NY Times Goes On Impeachment-palooza

The NY Times is having a complete meltdown over the Manafort guilty decisions and Cohen pleading guilty, along with his accusations. Because this was the entire point of Muellers misbegotten investigation. There was no collusion to find. If there was, you’d think they would have had something by this point. So, we get

all based on process crimes, most of which have zero to do with Trump. But, they won’t give up, because Trump beat Hillary fair and square according to the rules, and they just cannot get over it. But, there’s another opinion piece at the Times of interest by Charles R. Kesler

Breaking Norms Will Renew Democracy, Not Ruin It

Hardly a day goes by without President Trump being accused of breaking a presidential norm or two, doing something that no president has ever done — nor, it’s implied, ever ought to do.

He tweets. He runs down the F.B.I., the intelligence community, his own attorney general. He makes fun of other politicians. He hires and fires cabinet secretaries, lawyers and communications people with abandon. He revokes a former C.I.A. director’s security clearance. He fails to disclose his tax returns. He picks his Supreme Court nominees from a list prepared by outside groups. He alternately threatens and sweet talks foreign despots.

Guilty as charged — but so what? All norms are not created equal. Hence breaking norms is neither good nor bad except as the norms themselves are good or bad. We elect presidents partly to separate the wheat from the chaff: to energize government by shedding or retiring norms that no longer serve the public good, and by adopting fresh ones that do.

What follows is a discussion of the U.S., the Constitution, and norms and conventions. For instance, Thomas Jefferson decided that giving a yearly speech to Congress was to monarchy, and just sent his yearly address on paper. Presidents did the same for the next 112 years. Most presidents didn’t leave the nation to conduct diplomacy. And much more, worth the read. Then we get to

Most of Mr. Trump’s alleged transgressions, measured by those standards, seem picayune. They offend against the etiquette of modern liberalism and modern liberal governance, not the Constitution. For example, choosing from a list of potential Supreme Court nominees prepared by outside experts at his request, before deliberating with his advisers and interviewing several finalists, hardly amounts to a dereliction of presidential duty. And haven’t several Democrats subsequently called for a new court-packing plan to retake control of the judiciary — a far greater norm-buster than anything Mr. Trump has done or proposed?
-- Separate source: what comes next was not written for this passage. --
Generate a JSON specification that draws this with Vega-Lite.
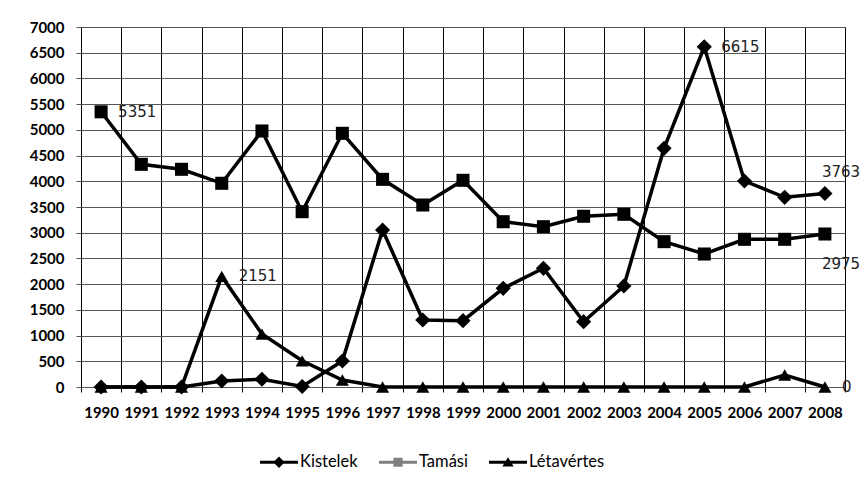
{
  "$schema": "https://vega.github.io/schema/vega-lite/v6.json",
  "width": 764,
  "height": 360,
  "autosize": {"type": "none"},
  "padding": {"left": 81, "top": 27, "right": 20, "bottom": 99},
  "background": "white",
  "config": {"view": {"stroke": "black", "strokeWidth": 1}, "font": "Lato"},
  "datasets": {
    "main": [
      {"year": 1990, "series": "Kistelek", "value": 0},
      {"year": 1991, "series": "Kistelek", "value": 0},
      {"year": 1992, "series": "Kistelek", "value": 0},
      {"year": 1993, "series": "Kistelek", "value": 117},
      {"year": 1994, "series": "Kistelek", "value": 150},
      {"year": 1995, "series": "Kistelek", "value": 10},
      {"year": 1996, "series": "Kistelek", "value": 505},
      {"year": 1997, "series": "Kistelek", "value": 3053},
      {"year": 1998, "series": "Kistelek", "value": 1303},
      {"year": 1999, "series": "Kistelek", "value": 1290},
      {"year": 2000, "series": "Kistelek", "value": 1919},
      {"year": 2001, "series": "Kistelek", "value": 2308},
      {"year": 2002, "series": "Kistelek", "value": 1270},
      {"year": 2003, "series": "Kistelek", "value": 1964},
      {"year": 2004, "series": "Kistelek", "value": 4641},
      {"year": 2005, "series": "Kistelek", "value": 6615},
      {"year": 2006, "series": "Kistelek", "value": 4005},
      {"year": 2007, "series": "Kistelek", "value": 3688},
      {"year": 2008, "series": "Kistelek", "value": 3763},
      {"year": 1990, "series": "Tamási", "value": 5351},
      {"year": 1991, "series": "Tamási", "value": 4330},
      {"year": 1992, "series": "Tamási", "value": 4233},
      {"year": 1993, "series": "Tamási", "value": 3961},
      {"year": 1994, "series": "Tamási", "value": 4978},
      {"year": 1995, "series": "Tamási", "value": 3409},
      {"year": 1996, "series": "Tamási", "value": 4933},
      {"year": 1997, "series": "Tamási", "value": 4038},
      {"year": 1998, "series": "Tamási", "value": 3539},
      {"year": 1999, "series": "Tamási", "value": 4019},
      {"year": 2000, "series": "Tamási", "value": 3214},
      {"year": 2001, "series": "Tamási", "value": 3117},
      {"year": 2002, "series": "Tamási", "value": 3320},
      {"year": 2003, "series": "Tamási", "value": 3358},
      {"year": 2004, "series": "Tamási", "value": 2826},
      {"year": 2005, "series": "Tamási", "value": 2586},
      {"year": 2006, "series": "Tamási", "value": 2872},
      {"year": 2007, "series": "Tamási", "value": 2872},
      {"year": 2008, "series": "Tamási", "value": 2975},
      {"year": 1990, "series": "Létavértes", "value": 0},
      {"year": 1991, "series": "Létavértes", "value": 0},
      {"year": 1992, "series": "Létavértes", "value": 0},
      {"year": 1993, "series": "Létavértes", "value": 2151},
      {"year": 1994, "series": "Létavértes", "value": 1030},
      {"year": 1995, "series": "Létavértes", "value": 510},
      {"year": 1996, "series": "Létavértes", "value": 136},
      {"year": 1997, "series": "Létavértes", "value": 0},
      {"year": 1998, "series": "Létavértes", "value": 0},
      {"year": 1999, "series": "Létavértes", "value": 0},
      {"year": 2000, "series": "Létavértes", "value": 0},
      {"year": 2001, "series": "Létavértes", "value": 0},
      {"year": 2002, "series": "Létavértes", "value": 0},
      {"year": 2003, "series": "Létavértes", "value": 0},
      {"year": 2004, "series": "Létavértes", "value": 0},
      {"year": 2005, "series": "Létavértes", "value": 0},
      {"year": 2006, "series": "Létavértes", "value": 0},
      {"year": 2007, "series": "Létavértes", "value": 233},
      {"year": 2008, "series": "Létavértes", "value": 0}
    ]
  },
  "data": {"name": "main"},
  "encoding": {
    "x": {
      "field": "year",
      "type": "ordinal",
      "scale": {"type": "band", "paddingInner": 0, "paddingOuter": 0},
      "axis": {
        "title": null,
        "grid": true,
        "gridColor": "black",
        "gridOpacity": 1,
        "gridWidth": 1,
        "tickBand": "extent",
        "tickColor": "black",
        "tickSize": 5,
        "domain": false,
        "labelAngle": 0,
        "labelFont": "Lato",
        "labelFontWeight": "bold",
        "labelFontSize": 15,
        "labelColor": "black",
        "labelPadding": 13
      }
    },
    "y": {
      "field": "value",
      "type": "quantitative",
      "scale": {"domain": [0, 7000], "nice": false},
      "axis": {
        "title": null,
        "format": "d",
        "values": [0, 500, 1000, 1500, 2000, 2500, 3000, 3500, 4000, 4500, 5000, 5500, 6000, 6500, 7000],
        "grid": true,
        "gridColor": "#555555",
        "gridOpacity": 1,
        "tickColor": "#555555",
        "tickSize": 5,
        "domain": false,
        "labelFont": "Lato",
        "labelFontWeight": "bold",
        "labelFontSize": 15,
        "labelColor": "black",
        "labelPadding": 12
      }
    }
  },
  "layer": [
    {
      "mark": {"type": "line", "color": "black", "strokeWidth": 3.5},
      "encoding": {"detail": {"field": "series"}}
    },
    {
      "transform": [{"filter": "datum.series=='Kistelek'"}],
      "mark": {"type": "point", "filled": true, "color": "black", "opacity": 1, "shape": "diamond", "size": 230}
    },
    {
      "transform": [{"filter": "datum.series=='Tamási'"}],
      "mark": {"type": "point", "filled": true, "color": "black", "opacity": 1, "shape": "square", "size": 170}
    },
    {
      "transform": [{"filter": "datum.series=='Létavértes'"}],
      "mark": {"type": "point", "filled": true, "color": "black", "opacity": 1, "shape": "triangle-up", "size": 170}
    },
    {
      "mark": {"type": "point", "filled": true, "opacity": 0},
      "encoding": {
        "color": {
          "field": "series",
          "scale": {"domain": ["Kistelek", "Tamási", "Létavértes"], "range": ["black", "#7f7f7f", "black"]},
          "legend": {
            "orient": "none",
            "legendX": 179,
            "legendY": 416,
            "direction": "horizontal",
            "title": null,
            "symbolSize": 1444,
            "symbolOpacity": 1,
            "symbolStrokeWidth": 0,
            "labelFont": "Lato",
            "labelFontSize": 16.5,
            "labelColor": "black",
            "labelOffset": 2,
            "columnPadding": 21
          }
        },
        "shape": {
          "field": "series",
          "scale": {
            "domain": ["Kistelek", "Tamási", "Létavértes"],
            "range": [
              "M-1,-0.08L1,-0.08L1,0.08L-1,0.08ZM0,-0.3L0.3,0L0,0.3L-0.3,0Z",
              "M-1,-0.08L1,-0.08L1,0.08L-1,0.08ZM-0.24,-0.24L0.24,-0.24L0.24,0.24L-0.24,0.24Z",
              "M-1,-0.08L1,-0.08L1,0.08L-1,0.08ZM0,-0.26L0.3,0.22L-0.3,0.22Z"
            ]
          },
          "legend": {
            "orient": "none",
            "legendX": 179,
            "legendY": 416,
            "direction": "horizontal",
            "title": null,
            "symbolSize": 1444,
            "symbolOpacity": 1,
            "symbolStrokeWidth": 0,
            "labelFont": "Lato",
            "labelFontSize": 16.5,
            "labelColor": "black",
            "labelOffset": 2,
            "columnPadding": 21
          }
        }
      }
    },
    {
      "transform": [{"filter": "(datum.series=='Tamási'&&datum.year==1990)||(datum.series=='Létavértes'&&(datum.year==1993||datum.year==2008))||(datum.series=='Kistelek'&&datum.year==2005)"}],
      "mark": {"type": "text", "font": "DejaVu Sans", "fontSize": 15, "color": "#222222", "align": "left", "baseline": "middle", "dx": 17},
      "encoding": {"text": {"field": "value", "type": "quantitative", "format": "d"}}
    },
    {
      "transform": [{"filter": "datum.series=='Kistelek'&&datum.year==2008"}],
      "mark": {"type": "text", "font": "DejaVu Sans", "fontSize": 15, "color": "#222222", "align": "left", "baseline": "middle", "dx": -3, "dy": -21},
      "encoding": {"text": {"field": "value", "type": "quantitative", "format": "d"}}
    },
    {
      "transform": [{"filter": "datum.series=='Tamási'&&datum.year==2008"}],
      "mark": {"type": "text", "font": "DejaVu Sans", "fontSize": 15, "color": "#222222", "align": "left", "baseline": "middle", "dx": -3, "dy": 30},
      "encoding": {"text": {"field": "value", "type": "quantitative", "format": "d"}}
    }
  ]
}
Disturbing our NATO allies’ slumber seems more like due diligence than recklessness. Mr. Trump’s manner of treating members of his own administration is often regrettable, but then for his entire term so far he has been entangled in a pitched battle with elements of the executive branch nominally under his own authority — a frustration no previous president has had to face. Must he, in addition, acquiesce in the permanent security clearances of the previous administration’s spymasters, when they seek to wield these as licenses to kill his foreign policy and his whole presidency? Hard to imagine Jackson or F.D.R. sitting still for that.

Besides, future presidents will be free to ignore or repudiate Mr. Trump’s views and his blunt manner of doing business. This occupant of the White House seems to enjoy breaking norms, and he has been conspicuously more successful at breaking them than at devising and blessing new ones for our troubled times.

At the end of the day, Liberals are just unhinged that Trump is in the White House and doing things they do not like. Because they are only tolerant when people toe their rigid line.